What I Ate:
Harvest Jammer Sandwich
This sandwich is one of my favorites. I recently made it right before going out to a fun tiny concert at Smith’s Olde Bar. The bands were Nicki Bluhm & The Gramblers and Union Apollo (or Apollo Union) opened for them. Loved both bands and had a blast!

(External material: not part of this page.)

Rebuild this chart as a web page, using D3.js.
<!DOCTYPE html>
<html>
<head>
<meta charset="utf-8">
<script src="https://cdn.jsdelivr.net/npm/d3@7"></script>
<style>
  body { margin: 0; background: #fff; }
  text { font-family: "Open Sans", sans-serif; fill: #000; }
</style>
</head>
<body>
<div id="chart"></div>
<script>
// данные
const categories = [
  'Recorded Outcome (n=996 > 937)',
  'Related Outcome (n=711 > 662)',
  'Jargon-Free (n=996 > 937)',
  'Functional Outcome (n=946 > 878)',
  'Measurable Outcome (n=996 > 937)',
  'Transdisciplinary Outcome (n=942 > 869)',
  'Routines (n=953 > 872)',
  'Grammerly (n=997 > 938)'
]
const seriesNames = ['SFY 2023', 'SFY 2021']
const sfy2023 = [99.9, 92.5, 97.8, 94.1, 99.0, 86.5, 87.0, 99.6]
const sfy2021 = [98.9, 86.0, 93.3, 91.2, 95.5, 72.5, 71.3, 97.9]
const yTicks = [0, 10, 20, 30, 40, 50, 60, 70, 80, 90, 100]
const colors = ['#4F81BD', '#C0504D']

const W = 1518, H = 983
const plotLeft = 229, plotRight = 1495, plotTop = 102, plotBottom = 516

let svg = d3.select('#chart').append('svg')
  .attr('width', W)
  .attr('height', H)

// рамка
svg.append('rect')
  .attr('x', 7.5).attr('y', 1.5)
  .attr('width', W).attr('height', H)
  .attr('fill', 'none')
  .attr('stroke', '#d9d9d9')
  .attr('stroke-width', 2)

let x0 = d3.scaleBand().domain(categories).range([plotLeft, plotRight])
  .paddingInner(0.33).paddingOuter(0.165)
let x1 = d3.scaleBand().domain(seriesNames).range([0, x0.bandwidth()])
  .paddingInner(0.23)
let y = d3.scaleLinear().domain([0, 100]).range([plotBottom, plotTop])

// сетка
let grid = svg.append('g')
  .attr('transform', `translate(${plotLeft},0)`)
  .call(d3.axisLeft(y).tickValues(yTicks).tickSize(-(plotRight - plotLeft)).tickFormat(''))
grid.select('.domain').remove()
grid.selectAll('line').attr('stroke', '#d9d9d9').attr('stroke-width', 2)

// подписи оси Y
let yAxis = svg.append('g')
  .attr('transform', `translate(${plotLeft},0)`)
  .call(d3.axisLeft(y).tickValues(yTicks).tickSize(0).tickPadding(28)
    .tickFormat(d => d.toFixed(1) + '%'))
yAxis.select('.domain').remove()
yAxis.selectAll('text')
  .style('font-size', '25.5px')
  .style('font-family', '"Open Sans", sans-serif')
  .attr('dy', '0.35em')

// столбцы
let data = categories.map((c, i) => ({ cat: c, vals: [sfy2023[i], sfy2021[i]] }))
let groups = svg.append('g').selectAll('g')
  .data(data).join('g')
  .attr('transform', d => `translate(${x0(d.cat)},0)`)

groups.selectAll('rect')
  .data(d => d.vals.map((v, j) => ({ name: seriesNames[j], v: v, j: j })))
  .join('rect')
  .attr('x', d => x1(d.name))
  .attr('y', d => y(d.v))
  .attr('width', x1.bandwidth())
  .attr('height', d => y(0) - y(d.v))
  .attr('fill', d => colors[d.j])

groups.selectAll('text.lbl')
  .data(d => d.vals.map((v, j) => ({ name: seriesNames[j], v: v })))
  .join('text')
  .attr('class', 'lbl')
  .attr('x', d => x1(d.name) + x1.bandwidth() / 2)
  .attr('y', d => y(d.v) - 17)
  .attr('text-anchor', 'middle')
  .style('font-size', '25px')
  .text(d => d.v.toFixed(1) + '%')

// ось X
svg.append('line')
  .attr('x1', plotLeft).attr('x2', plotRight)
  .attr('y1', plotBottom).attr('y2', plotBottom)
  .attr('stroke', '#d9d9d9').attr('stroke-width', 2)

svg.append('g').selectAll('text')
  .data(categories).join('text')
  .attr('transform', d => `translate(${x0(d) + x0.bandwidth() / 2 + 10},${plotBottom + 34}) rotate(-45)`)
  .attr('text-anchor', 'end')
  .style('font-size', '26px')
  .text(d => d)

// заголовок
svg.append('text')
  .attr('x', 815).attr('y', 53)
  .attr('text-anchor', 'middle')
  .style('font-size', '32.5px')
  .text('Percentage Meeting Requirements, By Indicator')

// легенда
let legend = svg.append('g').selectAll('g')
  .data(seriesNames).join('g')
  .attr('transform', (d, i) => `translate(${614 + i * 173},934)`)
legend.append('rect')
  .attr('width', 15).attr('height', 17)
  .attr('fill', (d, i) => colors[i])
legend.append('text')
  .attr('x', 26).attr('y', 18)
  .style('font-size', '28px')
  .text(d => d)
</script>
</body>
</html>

So, before doing a little white girl dancing, I needed to get in some protein and carbs to make sure I could keep my energy up the moves. This sandwich is the perfect solution for that. It never disappoints! I first had this sandwich in college at Daylight Donuts in Statesboro, GA. They called it the “Harvest Jammer”, which is just a terribly cheesy name–but it’s memorable, so I kept that for my version too. I’m not sure if this is exactly how Daylight Donuts makes their version, but here’s my spin on the yumminess:
8 slices Bakery fresh Italian bread, sliced into desired sandwich thickness
1 lb Thinly sliced smoked, good quality deli turkey
1/4 lb Smoked cheddar cheese, sliced
1/3 cup whipped cream cheese
1/3 cup craisins, finely chopped
1 green apple, cored and sliced into 1/4 in thick circular slices
Butter or olive oil for toasting
Heat oven to 350 degrees. Brush butter or oil on one side of 4 of the slices of bread, place butter side down on a baking sheet. Layer on an even amount of turkey and cheese on each, then add equal amounts of the apple slices. In a small bowl, combine the cream cheese and craisin pieces and mix until it looks sort of pink. On the remaining 4 slices, evenly spread a generous amount of the cream cheese mixture. Place on top of the other half of the sandwich, brush with butter or oil and bake for about 10 minutes or just until bread gets toasted and slightly golden and cheese is melted.
Tastes pretty dang good with a local Atlanta IPA, “Hoplanta” from Red Brick Brewery and some extra crunchy potato chips.